I like the metaclue "the answer to this clue is located on one" for EDGE (it's at the north border).

"Dash letters" made me focus on Morse code until it became clear that the dash was in a car: MPH.

For "powdered ingredient in sweet teas and smoothies" I put *KALE and then *ACAI.  It's TARO.  That doesn't go in tea!  But it does go in bubble tea, which is not real tea.  It's nutritious!

"An end to terrorism?" for QAEDA is so so awful that I didn't dare to enter it even with the beginning Q.   I mean, that's barely wordplay at all, and totally tone-deaf.

For "letters on a beach bottle" I put *SOS but it's a different kind of bottle: SPF.

I've never heard of "Facebook Messenger precursor" ICHAT.

"Mythical hunter" for NEMEAN lion is just plain wrong.  It wasn't a hunter, it was a lion.  This is the most blatant error I have seen yet in the Times crossword.

I can't keep track of every perfume.  Apparently DIOR makes J'adore.

The New York Times also likes corporation genealogies.  RCA, founded in 1919, is a descendant of the Marconi Wireless Telegraph Company, commonly called American Marconi.

Pierre-Simon LAPLACE was a French astronomer and mathematician who wrote a five-volume treatise called Celestial Mechanics (Mécanique Céleste). 

48 Across is a raised hyphen and the answer is DELTA.  I think something may be missing?

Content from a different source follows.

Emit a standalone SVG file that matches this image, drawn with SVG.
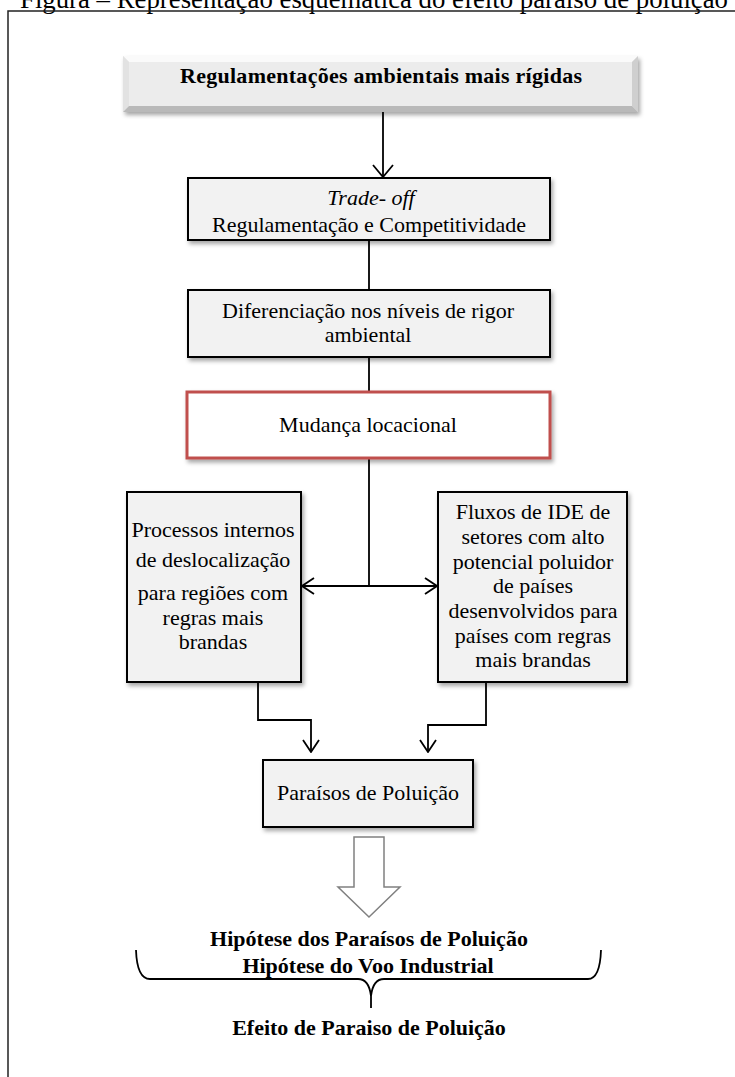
<svg xmlns="http://www.w3.org/2000/svg" width="735" height="1077" viewBox="0 0 735 1077">
<defs>
<style>
.t{font-family:"Liberation Serif","Times New Roman",serif;font-size:22px;fill:#000;text-anchor:middle}
.b{font-weight:bold}
.i{font-style:italic}
.box{fill:#f2f2f2;stroke:#000;stroke-width:2}
.red{fill:#ffffff;stroke:#c0504d;stroke-width:3}
.ln{fill:none;stroke:#000;stroke-width:1.8}
</style>
<filter id="sh" x="-10%" y="-20%" width="130%" height="150%">
<feDropShadow dx="2" dy="3" stdDeviation="2" flood-color="#000" flood-opacity="0.35"/>
</filter>
<marker id="ah" viewBox="0 0 14 18" refX="13" refY="9" markerWidth="14" markerHeight="18" orient="auto" markerUnits="userSpaceOnUse">
<path d="M1,1 L13,9 L1,17" fill="none" stroke="#000" stroke-width="1.8"/>
</marker>
<marker id="ahw" viewBox="0 0 14 22" refX="13" refY="11" markerWidth="14" markerHeight="22" orient="auto" markerUnits="userSpaceOnUse">
<path d="M1,1 L13,11 L1,21" fill="none" stroke="#000" stroke-width="1.8"/>
</marker>
</defs>
<rect width="735" height="1077" fill="#fff"/>
<text x="20" y="7.5" class="t" style="text-anchor:start;font-size:26.5px" textLength="708" lengthAdjust="spacingAndGlyphs">Figura – Representação esquemática do efeito paraíso de poluição</text>
<rect x="8" y="11" width="800" height="1100" fill="none" stroke="#222" stroke-width="1.5"/>

<g id="connectors">
<path class="ln" d="M383,112 L383,177" marker-end="url(#ahw)"/>
<path class="ln" d="M369,240 L369,290"/>
<path class="ln" d="M369,357 L369,392"/>
<path class="ln" d="M369,458 L369,586"/>
<path class="ln" d="M369,586 L302,586" marker-end="url(#ah)"/>
<path class="ln" d="M369,586 L437,586" marker-end="url(#ah)"/>
<path class="ln" d="M258,682 L258,720 L311,720 L311,752" marker-end="url(#ah)"/>
<path class="ln" d="M486,682 L486,725 L428,725 L428,752" marker-end="url(#ah)"/>
</g>

<g id="n1">
<g filter="url(#sh)">
<rect x="123" y="56" width="515" height="56" fill="#ececec"/>
</g>
<polygon points="123,56 638,56 632,62 129,62" fill="#fafafa"/>
<polygon points="123,56 129,62 129,106 123,112" fill="#e2e2e2"/>
<polygon points="638,56 638,112 632,106 632,62" fill="#cfcfcf"/>
<polygon points="123,112 129,106 632,106 638,112" fill="#b9b9b9"/>
<text x="381" y="83" class="t b" textLength="402" lengthAdjust="spacing">Regulamentações ambientais mais rígidas</text>
</g>

<g id="n2">
<rect x="188" y="178" width="362" height="62" class="box" filter="url(#sh)"/>
<text x="371" y="205" class="t i">Trade- off</text>
<text x="369" y="232" class="t">Regulamentação e Competitividade</text>
</g>

<g id="n3">
<rect x="188" y="290" width="362" height="67" class="box" filter="url(#sh)"/>
<text x="368" y="318" class="t">Diferenciação nos níveis de rigor</text>
<text x="368" y="342" class="t">ambiental</text>
</g>

<g id="n4">
<rect x="187" y="392" width="363" height="66" class="red" filter="url(#sh)"/>
<text x="368" y="432" class="t">Mudança locacional</text>
</g>

<g id="n5">
<rect x="127" y="492" width="174" height="190" class="box" filter="url(#sh)"/>
<text x="213" y="537" class="t">Processos internos</text>
<text x="213" y="567" class="t">de deslocalização</text>
<text x="213" y="600" class="t">para regiões com</text>
<text x="213" y="625" class="t">regras mais</text>
<text x="213" y="649" class="t">brandas</text>
</g>

<g id="n6">
<rect x="438" y="492" width="189" height="190" class="box" filter="url(#sh)"/>
<text x="533" y="519" class="t">Fluxos de IDE de</text>
<text x="533" y="544" class="t">setores com alto</text>
<text x="533" y="569" class="t">potencial poluidor</text>
<text x="533" y="593" class="t">de países</text>
<text x="533" y="618" class="t">desenvolvidos para</text>
<text x="533" y="643" class="t">países com regras</text>
<text x="533" y="667" class="t">mais brandas</text>
</g>

<g id="n7">
<rect x="263" y="760" width="210" height="67" class="box" filter="url(#sh)"/>
<text x="368" y="800" class="t">Paraísos de Poluição</text>
</g>

<g id="n8">
<polygon points="354,837 384,837 384,887 400,887 369,917 338,887 354,887" fill="#fff" stroke="#808080" stroke-width="1.5"/>
</g>

<g id="n9">
<text x="369" y="946" class="t b">Hipótese dos Paraísos de Poluição</text>
<text x="368" y="973" class="t b">Hipótese do Voo Industrial</text>
<path class="ln" stroke-width="1.6" d="M136,950 Q137,979 150,979 L358,979 Q369,979 371,996 L371,1008 M371,996 Q373,979 384,979 L588,979 Q600,979 601,950"/>
<text x="369" y="1035" class="t b">Efeito de Paraiso de Poluição</text>
</g>
</svg>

The PIKE is one of the four main diving positions, in which your legs are straight and you're bent at the waist with your head facing your tibiae.  There should be no gap between the upper and lower body.

ETAS as in the frat letter came up on January 16.

Clever clues: "Puts blades to blades, say" is MOW.  "Cut protections" is a noun, not a verb + object: SCABS.  "Driving instructor?" is GOLF PRO.  "Like good spellers?" is WICCAN.